**THE PROBLEM:**
Below are some records. Output the lines from the first one through the line that holds "const darkPeriods = [[0, 7], [18, 24]];", exactly as written, with no pictures.

**DATA PROVIDED:**

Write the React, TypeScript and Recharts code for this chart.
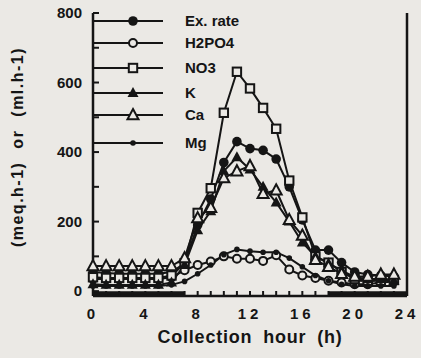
import React from "react";
import {
  LineChart, Line, XAxis, YAxis, Legend, ReferenceArea,
} from "recharts";

// collection hours
const hours = [0, 1, 2, 3, 4, 5, 6, 7, 8, 9, 10, 11, 12, 13, 14, 15, 16, 17, 18, 19, 20, 21, 22, 23];

// values
const exRate = [55, 52, 50, 50, 50, 50, 55, 80, 190, 265, 370, 430, 410, 405, 380, 300, 205, 118, 118, 82, 55, 48, 45, 42];
const h2po4 = [35, 35, 35, 35, 35, 35, 40, 60, 75, 85, 100, 93, 93, 87, 103, 62, 45, 38, 30, 25, 20, 20, 25, 28];
const no3 = [40, 38, 38, 38, 38, 38, 45, 80, 225, 296, 513, 631, 583, 527, 467, 318, 212, 100, 82, 55, 35, 30, 30, 32];
const k = [20, 18, 18, 18, 18, 18, 25, 75, 175, 230, 345, 385, 350, 300, 255, 200, 140, 100, 80, 60, 40, 35, 35, 30];
const ca = [72, 72, 72, 72, 72, 72, 72, 95, 210, 240, 325, 345, 360, 280, 290, 205, 160, 90, 70, 50, 42, 42, 48, 48];
const mg = [15, 15, 15, 15, 15, 15, 18, 28, 50, 75, 105, 120, 115, 112, 112, 95, 70, 45, 30, 20, 15, 15, 15, 15];

// dark periods (bars on the hour axis)
const darkPeriods = [[0, 7], [18, 24]];

const xTicks = [0, 1, 2, 3, 4, 5, 6, 7, 8, 9, 10, 11, 12, 13, 14, 15, 16, 17, 18, 19, 20, 21, 22, 23, 24];
const yTicks = [0, 100, 200, 300, 400, 500, 600, 700, 800];

const INK = "#151515";
const PAPER = "#ebe9e5";
const FONT = "'Liberation Sans', Arial, sans-serif";

type Shape = "dot" | "circle" | "square" | "tri" | "triOpen" | "small";

const series: { key: string; name: string; shape: Shape; values: number[] }[] = [
  { key: "exRate", name: "Ex. rate", shape: "dot", values: exRate },
  { key: "h2po4", name: "H2PO4", shape: "circle", values: h2po4 },
  { key: "no3", name: "NO3", shape: "square", values: no3 },
  { key: "k", name: "K", shape: "tri", values: k },
  { key: "ca", name: "Ca", shape: "triOpen", values: ca },
  { key: "mg", name: "Mg", shape: "small", values: mg },
];

const data = hours.map((h, i) => {
  const row: { [key: string]: number } = { h };
  series.forEach((s) => { row[s.key] = s.values[i]; });
  return row;
});

const Marker = ({ shape, cx, cy }: { shape: Shape; cx: number; cy: number }) => {
  switch (shape) {
    case "dot":
      return <circle cx={cx} cy={cy} r={4.8} fill={INK} />;
    case "circle":
      return <circle cx={cx} cy={cy} r={4} fill={PAPER} stroke={INK} strokeWidth={2} />;
    case "square":
      return <rect x={cx - 4.2} y={cy - 4.2} width={8.4} height={8.4} fill={PAPER} stroke={INK} strokeWidth={2} />;
    case "tri":
      return <polygon points={`${cx},${cy - 6} ${cx + 5.5},${cy + 4} ${cx - 5.5},${cy + 4}`} fill={INK} />;
    case "triOpen":
      return <polygon points={`${cx},${cy - 6} ${cx + 5.5},${cy + 4.2} ${cx - 5.5},${cy + 4.2}`} fill={PAPER} stroke={INK} strokeWidth={2} />;
    default:
      return <circle cx={cx} cy={cy} r={2.8} fill={INK} />;
  }
};

// legend rows sit inside the plot, lines start at the axis
const legendRows = [21, 43, 68, 93, 115, 143];

const LegendBox = () => (
  <svg width={421} height={160} style={{ display: "block" }}>
    {series.map((s, i) => (
      <g key={s.key}>
        <line x1={93} x2={163} y1={legendRows[i]} y2={legendRows[i]} stroke={INK} strokeWidth={2} />
        <Marker shape={s.shape} cx={133} cy={legendRows[i]} />
        <text x={185} y={legendRows[i] + 5} fontSize={15} fontWeight="bold" fontFamily={FONT} fill={INK}>
          {s.name}
        </text>
      </g>
    ))}
  </svg>
);

export default function App() {
  return (
    <div style={{ position: "absolute", left: 0, top: 0, width: 421, height: 358, background: PAPER }}>
      <LineChart width={421} height={358} data={data} margin={{ top: 13, right: 0, left: 0, bottom: 0 }}>
        <XAxis
          dataKey="h"
          type="number"
          domain={[0, 24]}
          ticks={xTicks}
          interval={0}
          height={62}
          tickFormatter={(v: number) => (v % 4 === 0 ? String(v) : "")}
          tickSize={-5}
          tickMargin={17}
          axisLine={{ stroke: INK, strokeWidth: 2.5 }}
          tickLine={{ stroke: INK, strokeWidth: 2 }}
          tick={{ fill: INK, fontSize: 15, fontWeight: "bold", fontFamily: FONT, letterSpacing: 4 }}
          label={{
            value: "Collection hour (h)",
            position: "insideBottom",
            offset: 15,
            style: { fill: INK, fontSize: 18, fontWeight: "bold", fontFamily: FONT, letterSpacing: 0.8, wordSpacing: 5 },
          }}
        />
        <XAxis
          xAxisId="top"
          orientation="top"
          type="number"
          domain={[0, 24]}
          height={0}
          tick={false}
          tickLine={false}
          axisLine={{ stroke: INK, strokeWidth: 2.5 }}
        />
        <YAxis
          type="number"
          domain={[-14, 800]}
          ticks={yTicks}
          interval={0}
          width={93}
          tickFormatter={(v: number) => (v % 200 === 0 ? String(v) : "")}
          tickSize={-6}
          tickMargin={17}
          axisLine={{ stroke: INK, strokeWidth: 2.5 }}
          tickLine={{ stroke: INK, strokeWidth: 2 }}
          tick={{ fill: INK, fontSize: 15, fontWeight: "bold", fontFamily: FONT }}
          label={{
            content: () => (
              <text
                transform="translate(23,147) rotate(-90)"
                textAnchor="middle"
                fill={INK}
                fontSize={16}
                fontWeight="bold"
                fontFamily={FONT}
                style={{ letterSpacing: 1.5, wordSpacing: 7 }}
              >
                (meq.h-1) or (ml.h-1)
              </text>
            ),
          }}
        />
        <YAxis
          yAxisId="r"
          orientation="right"
          type="number"
          domain={[-14, 800]}
          ticks={yTicks}
          interval={0}
          width={14}
          tickFormatter={() => ""}
          tickSize={-6}
          axisLine={{ stroke: INK, strokeWidth: 2.5 }}
          tickLine={{ stroke: INK, strokeWidth: 2 }}
        />
        {darkPeriods.map(([a, b]) => (
          <ReferenceArea key={a} x1={a} x2={b} y1={-14} y2={0} fill={INK} fillOpacity={1} stroke="none" />
        ))}
        <Legend
          layout="horizontal"
          verticalAlign="middle"
          wrapperStyle={{ top: 0, left: 0, width: 421, height: 160, pointerEvents: "none" }}
          content={() => <LegendBox />}
        />
        {series.map((s) => (
          <Line
            key={s.key}
            dataKey={s.key}
            name={s.name}
            type="linear"
            stroke={INK}
            strokeWidth={2}
            isAnimationActive={false}
            dot={(p: any) => <Marker key={`${s.key}-${p.index}`} shape={s.shape} cx={p.cx} cy={p.cy} />}
            activeDot={false}
          />
        ))}
      </LineChart>
    </div>
  );
}
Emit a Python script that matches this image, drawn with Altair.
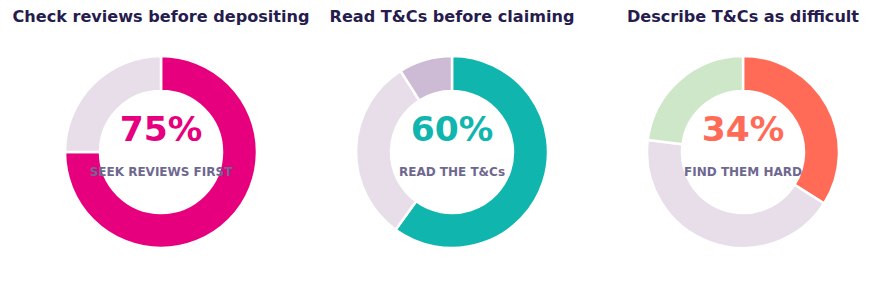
import altair as alt
import pandas as pd

titles = ["Check reviews before depositing", "Read T&Cs before claiming", "Describe T&Cs as difficult"]
big_values = ["75%", "60%", "34%"]
sub_labels = ["SEEK REVIEWS FIRST", "READ THE T&Cs", "FIND THEM HARD"]
segments = [["Seek reviews", "Other"],
            ["Read T&Cs", "Skim", "Skip"],
            ["Find hard", "Neutral", "Find easy"]]
values = [[75, 25], [60, 31, 9], [34, 43, 23]]
palettes = [["#E6007E", "#E7DEEA"],
            ["#10B5AE", "#E7DEEA", "#CDBBD6"],
            ["#FF6B57", "#E7DEEA", "#CDE7C8"]]

W, H = 290.5, 282
CX, CY = 161, 152
FONT = "DejaVu Sans"

panels = []
for i in range(3):
    df = pd.DataFrame({"segment": segments[i], "value": values[i],
                       "order": list(range(len(values[i])))})
    arc = alt.Chart(df).mark_arc(outerRadius=96, innerRadius=61, stroke="white", strokeWidth=2.5).encode(
        theta=alt.Theta("value:Q", stack=True),
        order=alt.Order("order:Q"),
        color=alt.Color("segment:N", scale=alt.Scale(domain=segments[i], range=palettes[i]), legend=None),
        x=alt.value(CX), y=alt.value(CY),
    )
    tdf = pd.DataFrame({"title": [titles[i]], "big": [big_values[i]], "sub": [sub_labels[i]]})
    base = alt.Chart(tdf)
    title = base.mark_text(font=FONT, fontSize=16.1, fontWeight="bold", color="#261C4D", baseline="middle").encode(
        text="title:N", x=alt.value(CX), y=alt.value(17))
    big = base.mark_text(font=FONT, fontSize=34.5, fontWeight="bold", color=palettes[i][0], baseline="middle").encode(
        text="big:N", x=alt.value(CX), y=alt.value(131))
    sub = base.mark_text(font=FONT, fontSize=12, fontWeight="bold", color="#6E6890", baseline="middle").encode(
        text="sub:N", x=alt.value(CX), y=alt.value(172))
    panels.append(alt.layer(arc, title, big, sub).properties(width=W, height=H))

chart = alt.hconcat(*panels, spacing=0, bounds="flush").resolve_scale(color="independent").properties(
    padding={"left": 0, "top": 0, "right": 0, "bottom": 0}
).configure_view(stroke=None)

chart.save("out.html", embed_options={"renderer": "svg", "actions": False})
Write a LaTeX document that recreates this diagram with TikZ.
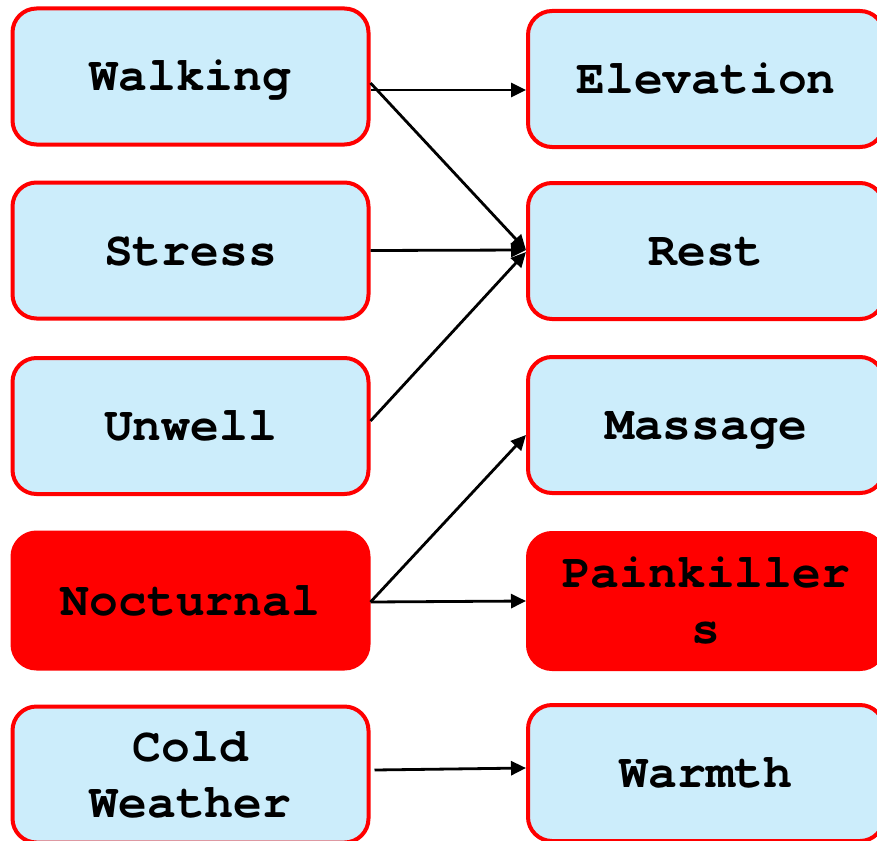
\documentclass[tikz,border=0pt]{standalone}
\usepackage{fontspec}
\setmonofont{TeX Gyre Cursor}
\usetikzlibrary{calc,arrows.meta}
\definecolor{boxblue}{RGB}{204,237,251}
\definecolor{boxred}{RGB}{255,0,0}
\tikzset{
  item/.style={draw=boxred, line width=4pt, rounded corners=24pt,
    minimum width=356pt, minimum height=136pt, inner sep=0pt,
    align=center, font=\fontsize{48pt}{56pt}\selectfont\ttfamily\bfseries},
  oneline/.style={text height=29pt, text depth=0pt},
  calm/.style={item, fill=boxblue},
  alert/.style={item, fill=boxred},
  link/.style={draw=black, line width=2.8pt, -{Triangle[length=15pt,width=14pt]}}
}
\begin{document}
\begin{tikzpicture}[x=1pt, y=-1pt]
\useasboundingbox (0,0) rectangle (877,840);

% triggers
\node[calm,oneline]  (walk)   at (190.5, 76.5)  {Walking};
\node[calm,oneline]  (stress) at (190.5, 250.5) {Stress};
\node[calm,oneline]  (unwell) at (190.5, 426)   {Unwell};
\node[alert,oneline] (noct)   at (190.5, 600.5) {Nocturnal};
\node[calm]          (cold)   at (190.5, 774.5) {Cold\\Weather};

% remedies
\node[calm,oneline]  (elev) at (706, 79)    {Elevation};
\node[calm,oneline]  (rest) at (706, 251)   {Rest};
\node[calm,oneline]  (mass) at (706, 425)   {Massage};
\node[alert]         (pain) at (706, 601)   {Painkiller\\s};
\node[calm,oneline]  (warm) at (706, 773)   {Warmth};

% links
\draw[link] ($(walk.east)+(0,13.5)$)   -- ($(elev.west)+(0,11)$);
\draw[link] ($(walk.east)+(0,6.5)$)    -- ($(rest.west)+(0,-1)$);
\draw[link] (stress.east)              -- ($(rest.west)+(0,-1)$);
\draw[link] ($(unwell.east)+(0,-5)$)   -- ($(rest.west)+(0,1)$);
\draw[link] ($(noct.east)+(0,1.5)$)    -- ($(mass.west)+(0,10)$);
\draw[link] ($(noct.east)+(0,1.5)$)    -- (pain.west);
\draw[link] ($(cold.east)+(4,-4.5)$)   -- ($(warm.west)+(0,-5)$);
\end{tikzpicture}
\end{document}
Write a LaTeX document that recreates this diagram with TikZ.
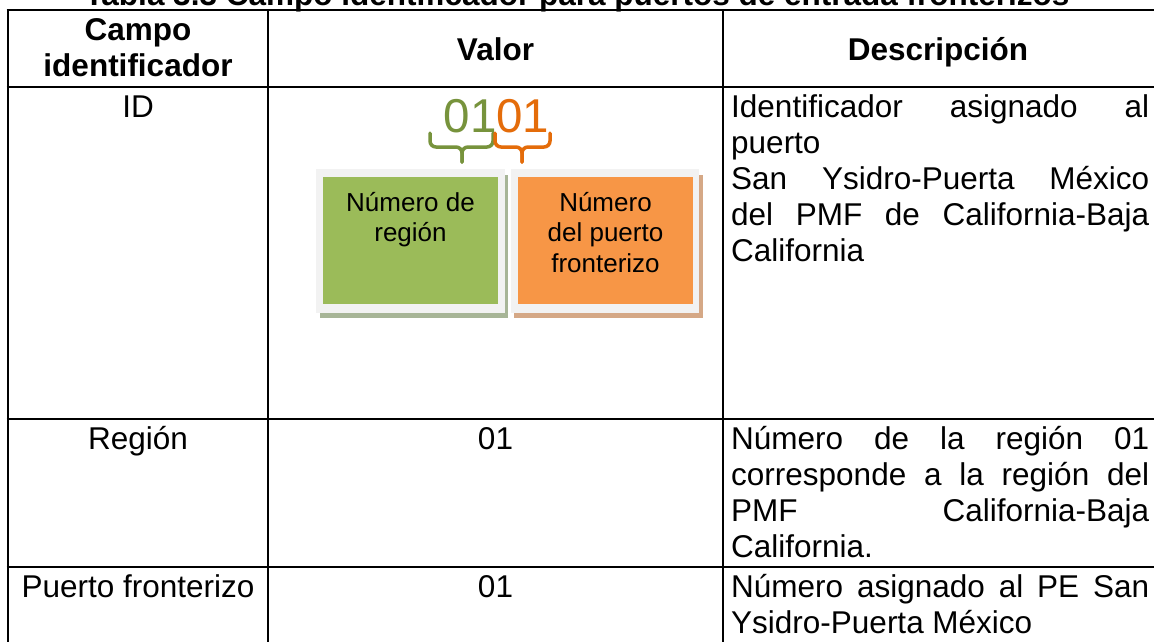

**ANSWER IN FULL:**
Write the React, TypeScript and Recharts code for this chart.
import React from "react";
import {
  LineChart, Line, XAxis, YAxis, Legend, ReferenceArea,
} from "recharts";

// collection hours
const hours = [0, 1, 2, 3, 4, 5, 6, 7, 8, 9, 10, 11, 12, 13, 14, 15, 16, 17, 18, 19, 20, 21, 22, 23];

// values
const exRate = [55, 52, 50, 50, 50, 50, 55, 80, 190, 265, 370, 430, 410, 405, 380, 300, 205, 118, 118, 82, 55, 48, 45, 42];
const h2po4 = [35, 35, 35, 35, 35, 35, 40, 60, 75, 85, 100, 93, 93, 87, 103, 62, 45, 38, 30, 25, 20, 20, 25, 28];
const no3 = [40, 38, 38, 38, 38, 38, 45, 80, 225, 296, 513, 631, 583, 527, 467, 318, 212, 100, 82, 55, 35, 30, 30, 32];
const k = [20, 18, 18, 18, 18, 18, 25, 75, 175, 230, 345, 385, 350, 300, 255, 200, 140, 100, 80, 60, 40, 35, 35, 30];
const ca = [72, 72, 72, 72, 72, 72, 72, 95, 210, 240, 325, 345, 360, 280, 290, 205, 160, 90, 70, 50, 42, 42, 48, 48];
const mg = [15, 15, 15, 15, 15, 15, 18, 28, 50, 75, 105, 120, 115, 112, 112, 95, 70, 45, 30, 20, 15, 15, 15, 15];

// dark periods (bars on the hour axis)
const darkPeriods = [[0, 7], [18, 24]];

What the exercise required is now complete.